Hay recuerdos que te golpean como una repentina sacudida emocional. Sin aviso previo. Te pillan indefenso, desprevenido. Me ha pasado hoy 7 de junio. Hace 20 años que murió Drazen Petrovic. 20 años ya. Pero si sólo tengo treintaytantos, pero si sólo era un jugador de baloncesto, ¿cómo puedo sentir tanta nostalgia?

Los chavales de hoy no lo entenderán. Su mundo de ipads, consolas, internet y NBA en HD no tiene nada que ver con la España de finales de los 80. Eran tiempos de tele y calle. De aquella tele no salía mierda, como ahora, salían sueños. Para mí y para muchos de mi generación, sueños de baloncesto. Hubo un tiempo no tan lejano que para muchos chavales el basket era lo primero. Jugábamos, con más pena que gloria, sin talento pero con ilusión, en el equipo del cole. Jugábamos en los recreos. Jugábamos al terminar las clases. Jugábamos los fines de semana. Jugábamos por la mañana. Jugábamos por la tarde. En el patio del colegio, en las canchas públicas, pocas y llenas de charcos de mi Santiago natal. No había un día sin balón.
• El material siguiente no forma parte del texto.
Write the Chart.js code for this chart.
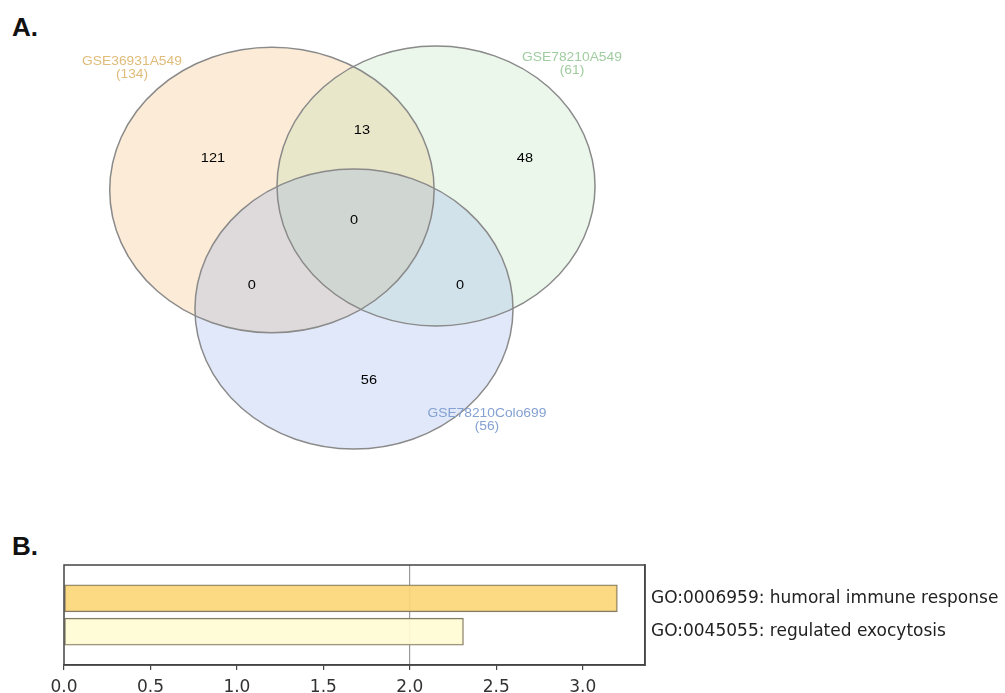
<!DOCTYPE html>
<html>
<head>
<meta charset="utf-8">
<script src="https://cdn.jsdelivr.net/npm/chart.js@4/dist/chart.umd.min.js"></script>
<style>
  html, body { margin: 0; padding: 0; background: #fff; width: 1005px; height: 693px; overflow: hidden; position: relative; }
  .panel { position: absolute; left: 12px; font: bold 26px "Liberation Sans", Arial, sans-serif; color: #111; line-height: 1; }
  #vennBox { position: absolute; left: 0; top: 0; width: 700px; height: 470px; }
  #barBox { position: absolute; left: 0; top: 540px; width: 1005px; height: 153px; }
</style>
</head>
<body>
<div class="panel" style="top:14px">A.</div>
<div class="panel" style="top:533px">B.</div>
<div id="vennBox"><canvas id="venn"></canvas></div>
<div id="barBox"><canvas id="bar"></canvas></div>
<script>
// ---- data ----
const setNames = ['GSE36931A549', 'GSE78210A549', 'GSE78210Colo699'];
const setTotals = [134, 61, 56];
// regions: A only, A&B, B only, A&B&C, A&C, B&C, C only
const regionCounts = [121, 13, 48, 0, 0, 0, 56];

const goTerms = ['GO:0006959: humoral immune response', 'GO:0045055: regulated exocytosis'];
const goScores = [3.2, 2.31];
const xTicks = [0, 0.5, 1, 1.5, 2, 2.5, 3];

// ---- venn layout (in venn units) ----
const setCircles = [
  { cx: -0.516, cy: 0.271, r: 1.02 },
  { cx: 0.516, cy: 0.30, r: 1.0 },
  { cx: 0.0, cy: -0.579, r: 1.0 }
];
const setFills = ['rgba(245,190,120,0.30)', 'rgba(150,215,150,0.20)', 'rgba(140,165,235,0.26)'];
const setTextColors = ['#e0bc7a', '#a0cda0', '#84a1d2'];
const setLabelSpots = [[-1.396, 1.186], [1.371, 1.214], [0.836, -1.329]];
const regionSpots = [[-0.887, 0.5], [0.05, 0.70], [1.075, 0.5], [0.0, 0.057], [-0.642, -0.407], [0.667, -0.407], [0.094, -1.086]];

function stretchText(ctx, txt, x, y, sx) {
  ctx.save();
  ctx.translate(x, y);
  ctx.scale(sx, 1);
  ctx.fillText(txt, 0, 0);
  ctx.restore();
}

const vennPlugin = {
  id: 'vennShapes',
  beforeDatasetsDraw(chart) {
    const { ctx, scales: { x, y } } = chart;
    const shapes = setCircles.map(c => {
      const px = x.getPixelForValue(c.cx), py = y.getPixelForValue(c.cy);
      return { px, py, rx: x.getPixelForValue(c.cx + c.r) - px, ry: py - y.getPixelForValue(c.cy + c.r) };
    });
    ctx.save();
    shapes.forEach((s, i) => {
      ctx.beginPath();
      ctx.ellipse(s.px, s.py, s.rx, s.ry, 0, 0, Math.PI * 2);
      ctx.fillStyle = setFills[i];
      ctx.fill();
    });
    ctx.strokeStyle = '#8a8a8a';
    ctx.lineWidth = 1.5;
    shapes.forEach(s => {
      ctx.beginPath();
      ctx.ellipse(s.px, s.py, s.rx, s.ry, 0, 0, Math.PI * 2);
      ctx.stroke();
    });
    ctx.restore();
  },
  afterDatasetsDraw(chart) {
    const { ctx, scales: { x, y } } = chart;
    const meta = chart.getDatasetMeta(0);
    ctx.save();
    ctx.textAlign = 'center';
    ctx.textBaseline = 'middle';
    ctx.font = '13px "Liberation Sans", Arial, sans-serif';
    ctx.fillStyle = '#000';
    meta.data.forEach((pt, i) => {
      stretchText(ctx, String(regionCounts[i]), pt.x, pt.y, 1.12);
    });
    ctx.font = '12px "Liberation Sans", Arial, sans-serif';
    setNames.forEach((name, i) => {
      const px = x.getPixelForValue(setLabelSpots[i][0]);
      const py = y.getPixelForValue(setLabelSpots[i][1]);
      ctx.fillStyle = setTextColors[i];
      stretchText(ctx, name, px, py, 1.15);
      stretchText(ctx, '(' + setTotals[i] + ')', px, py + 13, 1.15);
    });
    ctx.restore();
  }
};

new Chart(document.getElementById('venn'), {
  type: 'scatter',
  data: {
    datasets: [{
      data: regionSpots.map(p => ({ x: p[0], y: p[1] })),
      pointRadius: 0
    }]
  },
  options: {
    responsive: true,
    maintainAspectRatio: false,
    animation: false,
    layout: { padding: 0 },
    plugins: { legend: { display: false }, tooltip: { enabled: false } },
    scales: {
      x: { type: 'linear', min: -2.226, max: 2.176, display: false },
      y: { type: 'linear', min: -1.729, max: 1.629, display: false }
    }
  },
  plugins: [vennPlugin]
});

// ---- enrichment bars ----
const frame = {
  id: 'frame',
  afterDraw(chart) {
    const { ctx, chartArea: a } = chart;
    ctx.save();
    ctx.strokeStyle = '#444';
    ctx.lineWidth = 1.5;
    ctx.strokeRect(a.left, a.top, a.right - a.left, a.bottom - a.top);
    ctx.restore();
  }
};

const tickFont = { family: '"DejaVu Sans", sans-serif', size: 17 };

new Chart(document.getElementById('bar'), {
  type: 'bar',
  data: {
    datasets: [{
      data: goScores.map((v, i) => ({ x: v, y: i + 1 })),
      backgroundColor: ['rgba(252,214,120,0.92)', 'rgba(255,252,212,0.92)'],
      borderColor: '#857b63',
      borderWidth: 1.3,
      borderSkipped: false,
      barThickness: 27
    }]
  },
  options: {
    indexAxis: 'y',
    responsive: true,
    maintainAspectRatio: false,
    animation: false,
    layout: { padding: { left: 64, top: 25, right: 0, bottom: 0 } },
    plugins: { legend: { display: false }, tooltip: { enabled: false } },
    scales: {
      x: {
        type: 'linear',
        position: 'bottom',
        min: 0,
        max: 3.36,
        afterBuildTicks: s => { s.ticks = xTicks.map(v => ({ value: v })); },
        afterFit: s => { s.height = 28; },
        ticks: { callback: v => Number(v).toFixed(1), font: tickFont, color: '#333', padding: 7, maxRotation: 0 },
        grid: {
          color: c => (c.tick && c.tick.value === 2) ? '#9a9a9a' : 'rgba(0,0,0,0)',
          tickColor: '#444',
          tickLength: 5,
          lineWidth: 1.2
        },
        border: { color: '#444', width: 1.5 }
      },
      y: {
        type: 'linear',
        position: 'right',
        min: 0,
        max: 3,
        offset: false,
        reverse: true,
        afterBuildTicks: s => { s.ticks = goTerms.map((_, i) => ({ value: i + 1 })); },
        afterFit: s => { s.width = 360; },
        ticks: { callback: (v, i) => goTerms[i], font: tickFont, color: '#222', padding: 6 },
        grid: { display: false, drawTicks: false },
        border: { color: '#444', width: 1.5 }
      }
    }
  },
  plugins: [frame]
});
</script>
</body>
</html>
Dormía en una habitación forrada con posters de Gigantes y con una minicanasta, por supuesto, encima de la puerta. Suspiraba por unas Converse Revolver, luego llegaron las Reebok Pump y las Jordan. La muñequera casi en el codo. No me perdía un partido de la liga, sí la de aquí, en horario de máxima audiencia y con máxima audiencia. Y la copa de Europa, y la Korak y la Recopa.

Los sábados por la tarde esperaba emocionado a Miguel, un amigo de la familia, para ir a ver al Obradoiro en el viejo pabellón de Sar. Cuánto sabía de baloncesto y cuánto le preguntaba. Después el lugar de Miguel lo ocupó mi padre. Él se hizo socio del Obradoiro por mí. Sabía que en el cemento de las gradas yo era feliz. El baloncesto era lo más importante para mí. Era mi vida. Y entonces llegó Petrovic, sacó la lengua y lo cambió todo. No habíamos visto nada igual, ni parecido. Ni Corbalán, ni Epi, ni Robinson, ni Galis, ni Fernando Martín… Ni siquiera aquellos extraterrestres de la NBA, tan lejanos entonces, que veíamos en Gigantes.

Petrovic era el mejor, ni más ni menos. El mejor. Recuerdo como si fuera ayer los 62 puntos que le cascó al Caserta en la final de la Recopa del 89 y a la mítica Yugoslavia del Europeo de Zagreb, ese mismo año. Sus contrataaques finalizados con 'bandeja' desde 6,25. Sus suspiros desde el tiro libre. Sus líos. Su furia. Su talento.

Él cambió el baloncesto. Él cambió nuestra vida.